The book caused a sensation when it was published by Miramax Books in June over objections by some senior U.N. officials who thought it cast the international organization in a bad light and was inaccurate.
Cain, who quit the world body in 1996 after a disillusioning experience in Liberia, said the trio delved into their personal lives to tell "what it felt like and smelled like" and that they felt compelled to write the story of corruption and failed leadership that contributed to disasters in Rwanda in 1994 and in Bosnia at about the same time.
U.N. spokesman Fred Eckhard described the book as "sensationalist, exploiting the sex angle and not in the U.N.'s interest to be published."
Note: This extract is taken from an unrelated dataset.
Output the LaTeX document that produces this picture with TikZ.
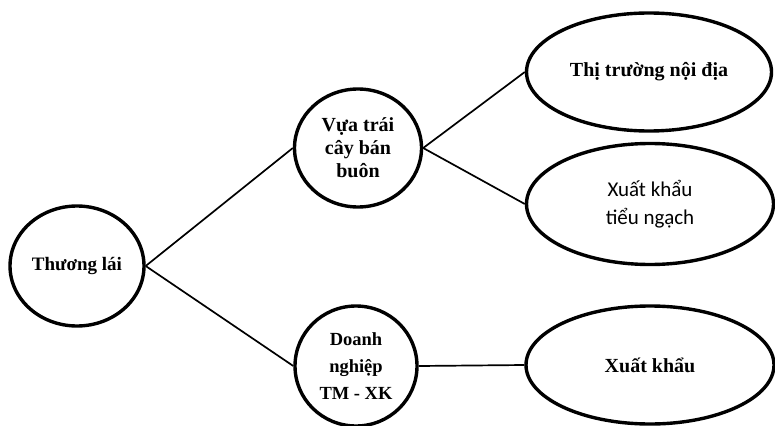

Eckhard confirmed that Postlewait and Thomson, who remain employed by the U.N., have been reprimanded for failing to get U.N. approval for the book.
"We didn't set out to write a scandalous book," said Thomson. "But it was a scandal that a million people were killed and not a single official was investigated or disciplined," he said, referring to 800,000 deaths in Rwanda and 200,000 in Bosnia.
Thomson said Secretary-General Kofi Annan had acknowledged the U.N. needed provisions to protect whistle-blowers. "Heidi and I see our book as a test case," he said.
The title of the book is taken from an incident that in Somalia involving Postlewait, a former New York social worker, and a local interpreter.
"I can feel this pounding inside me and I can't wait. It has to be right now, not in ten minutes, not five. Now," she wrote. "An emergency. Emergency sex."